-- START Supplied information --

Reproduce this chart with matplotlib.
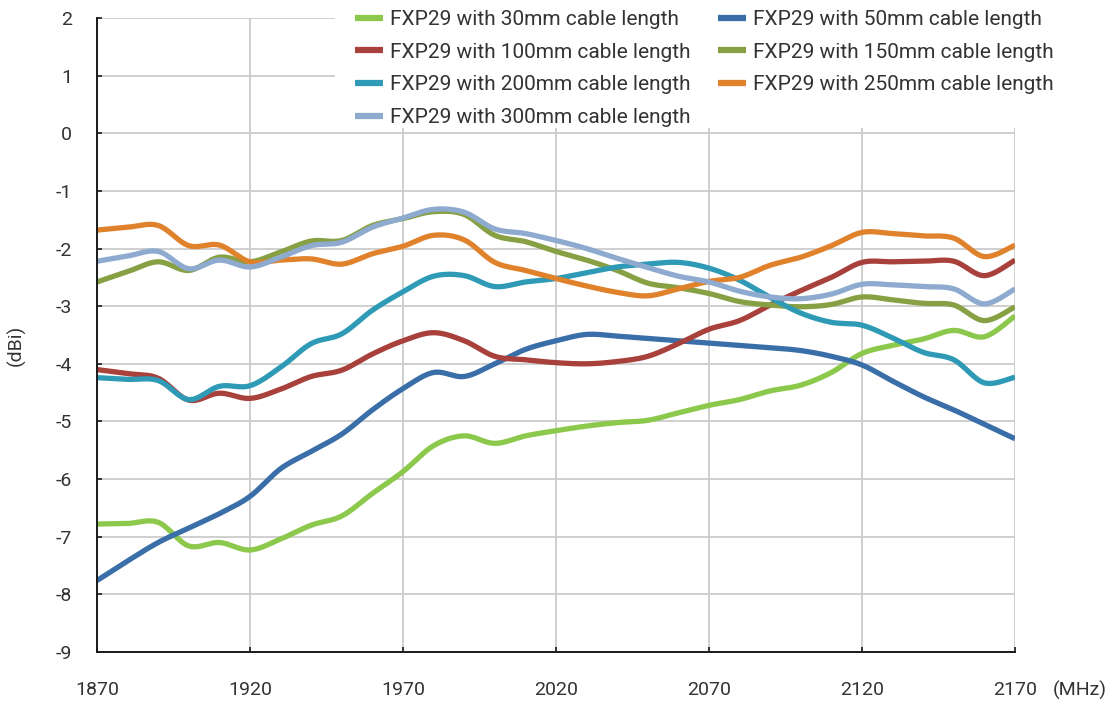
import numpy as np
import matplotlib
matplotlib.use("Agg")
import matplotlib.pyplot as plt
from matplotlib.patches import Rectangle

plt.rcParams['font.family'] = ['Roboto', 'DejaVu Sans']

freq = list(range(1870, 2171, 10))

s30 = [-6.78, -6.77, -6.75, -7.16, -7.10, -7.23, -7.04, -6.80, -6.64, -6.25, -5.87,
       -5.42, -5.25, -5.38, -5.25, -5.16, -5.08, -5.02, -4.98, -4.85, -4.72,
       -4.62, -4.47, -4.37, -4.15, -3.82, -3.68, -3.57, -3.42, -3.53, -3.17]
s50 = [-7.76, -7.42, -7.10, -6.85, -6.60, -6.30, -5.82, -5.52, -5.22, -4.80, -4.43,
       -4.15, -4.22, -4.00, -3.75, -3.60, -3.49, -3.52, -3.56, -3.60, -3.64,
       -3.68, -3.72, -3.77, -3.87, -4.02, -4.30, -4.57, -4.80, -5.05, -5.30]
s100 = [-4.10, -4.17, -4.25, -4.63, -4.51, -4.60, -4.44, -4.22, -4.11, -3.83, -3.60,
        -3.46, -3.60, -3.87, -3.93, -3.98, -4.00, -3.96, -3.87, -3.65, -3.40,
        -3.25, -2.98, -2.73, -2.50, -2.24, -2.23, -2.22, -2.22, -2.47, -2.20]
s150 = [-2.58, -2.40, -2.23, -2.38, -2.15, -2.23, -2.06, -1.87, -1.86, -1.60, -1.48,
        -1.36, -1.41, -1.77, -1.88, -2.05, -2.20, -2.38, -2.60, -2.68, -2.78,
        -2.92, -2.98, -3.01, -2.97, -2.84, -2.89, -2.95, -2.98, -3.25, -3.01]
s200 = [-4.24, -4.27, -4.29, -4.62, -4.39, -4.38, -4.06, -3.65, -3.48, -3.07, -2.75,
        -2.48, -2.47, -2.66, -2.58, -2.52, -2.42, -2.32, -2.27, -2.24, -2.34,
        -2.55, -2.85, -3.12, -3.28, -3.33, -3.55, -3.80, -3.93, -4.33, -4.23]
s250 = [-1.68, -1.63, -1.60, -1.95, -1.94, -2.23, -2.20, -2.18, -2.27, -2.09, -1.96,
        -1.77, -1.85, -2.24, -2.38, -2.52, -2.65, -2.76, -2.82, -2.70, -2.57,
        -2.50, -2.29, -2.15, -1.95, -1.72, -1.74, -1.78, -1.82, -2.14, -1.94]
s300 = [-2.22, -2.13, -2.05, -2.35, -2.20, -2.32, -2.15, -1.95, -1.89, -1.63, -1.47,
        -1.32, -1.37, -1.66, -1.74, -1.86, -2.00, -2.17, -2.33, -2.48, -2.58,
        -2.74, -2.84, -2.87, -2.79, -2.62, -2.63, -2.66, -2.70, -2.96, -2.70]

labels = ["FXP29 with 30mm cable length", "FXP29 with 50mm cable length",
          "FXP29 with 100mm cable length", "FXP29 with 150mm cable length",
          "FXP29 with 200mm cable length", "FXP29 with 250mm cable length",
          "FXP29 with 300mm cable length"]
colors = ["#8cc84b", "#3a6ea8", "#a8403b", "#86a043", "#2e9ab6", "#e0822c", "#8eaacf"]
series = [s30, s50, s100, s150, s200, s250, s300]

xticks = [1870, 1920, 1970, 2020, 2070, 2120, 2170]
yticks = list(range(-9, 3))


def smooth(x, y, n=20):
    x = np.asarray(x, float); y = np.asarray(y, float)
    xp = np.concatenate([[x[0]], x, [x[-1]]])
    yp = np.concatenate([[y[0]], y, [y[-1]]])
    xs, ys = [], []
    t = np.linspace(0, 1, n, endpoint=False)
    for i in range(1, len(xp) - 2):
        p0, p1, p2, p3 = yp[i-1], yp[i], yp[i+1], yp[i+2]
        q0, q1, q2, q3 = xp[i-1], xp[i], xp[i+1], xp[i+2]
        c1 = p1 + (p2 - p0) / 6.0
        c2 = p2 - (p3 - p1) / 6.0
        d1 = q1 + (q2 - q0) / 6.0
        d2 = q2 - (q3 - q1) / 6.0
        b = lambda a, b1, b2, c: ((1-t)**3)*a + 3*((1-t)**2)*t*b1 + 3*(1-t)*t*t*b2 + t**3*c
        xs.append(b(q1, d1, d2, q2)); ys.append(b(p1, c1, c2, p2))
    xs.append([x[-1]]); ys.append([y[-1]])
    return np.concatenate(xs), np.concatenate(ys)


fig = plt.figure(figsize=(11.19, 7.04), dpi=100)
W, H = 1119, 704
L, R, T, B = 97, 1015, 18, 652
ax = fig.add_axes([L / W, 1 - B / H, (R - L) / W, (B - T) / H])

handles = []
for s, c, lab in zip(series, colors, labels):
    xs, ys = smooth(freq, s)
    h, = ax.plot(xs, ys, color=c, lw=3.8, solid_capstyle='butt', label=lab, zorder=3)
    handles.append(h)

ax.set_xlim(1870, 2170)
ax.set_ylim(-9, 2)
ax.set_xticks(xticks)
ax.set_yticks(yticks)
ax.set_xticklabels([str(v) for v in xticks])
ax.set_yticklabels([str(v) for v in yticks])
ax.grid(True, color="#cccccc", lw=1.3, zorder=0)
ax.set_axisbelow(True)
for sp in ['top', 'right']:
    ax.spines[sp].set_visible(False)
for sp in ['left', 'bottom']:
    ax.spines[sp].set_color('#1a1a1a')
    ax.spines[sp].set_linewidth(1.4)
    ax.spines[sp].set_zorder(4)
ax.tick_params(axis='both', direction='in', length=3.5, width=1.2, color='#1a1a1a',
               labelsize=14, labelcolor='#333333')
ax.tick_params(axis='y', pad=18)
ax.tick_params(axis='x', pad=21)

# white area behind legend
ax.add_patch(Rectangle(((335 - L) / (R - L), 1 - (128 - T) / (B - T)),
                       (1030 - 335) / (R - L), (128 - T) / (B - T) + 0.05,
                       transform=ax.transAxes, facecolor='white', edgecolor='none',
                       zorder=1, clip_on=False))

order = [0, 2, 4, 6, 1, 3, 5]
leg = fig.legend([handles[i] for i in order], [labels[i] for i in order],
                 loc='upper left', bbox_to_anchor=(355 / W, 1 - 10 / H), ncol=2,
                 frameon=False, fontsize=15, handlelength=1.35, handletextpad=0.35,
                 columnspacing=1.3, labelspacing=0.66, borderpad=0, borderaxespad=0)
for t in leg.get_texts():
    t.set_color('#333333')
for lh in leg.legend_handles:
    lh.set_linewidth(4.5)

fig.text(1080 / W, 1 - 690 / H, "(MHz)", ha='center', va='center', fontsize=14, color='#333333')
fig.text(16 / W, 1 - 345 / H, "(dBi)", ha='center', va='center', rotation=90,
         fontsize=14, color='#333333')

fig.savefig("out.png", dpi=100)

-- END Supplied information --

» **Aim of the exercise**
Everything from the first line of the listing above through the line that contains "freq = list(range(1870, 2171, 10))" is to be restated word for word, minus the pictures.

» **Full response**
Reproduce this chart with matplotlib.
import numpy as np
import matplotlib
matplotlib.use("Agg")
import matplotlib.pyplot as plt
from matplotlib.patches import Rectangle

plt.rcParams['font.family'] = ['Roboto', 'DejaVu Sans']

freq = list(range(1870, 2171, 10))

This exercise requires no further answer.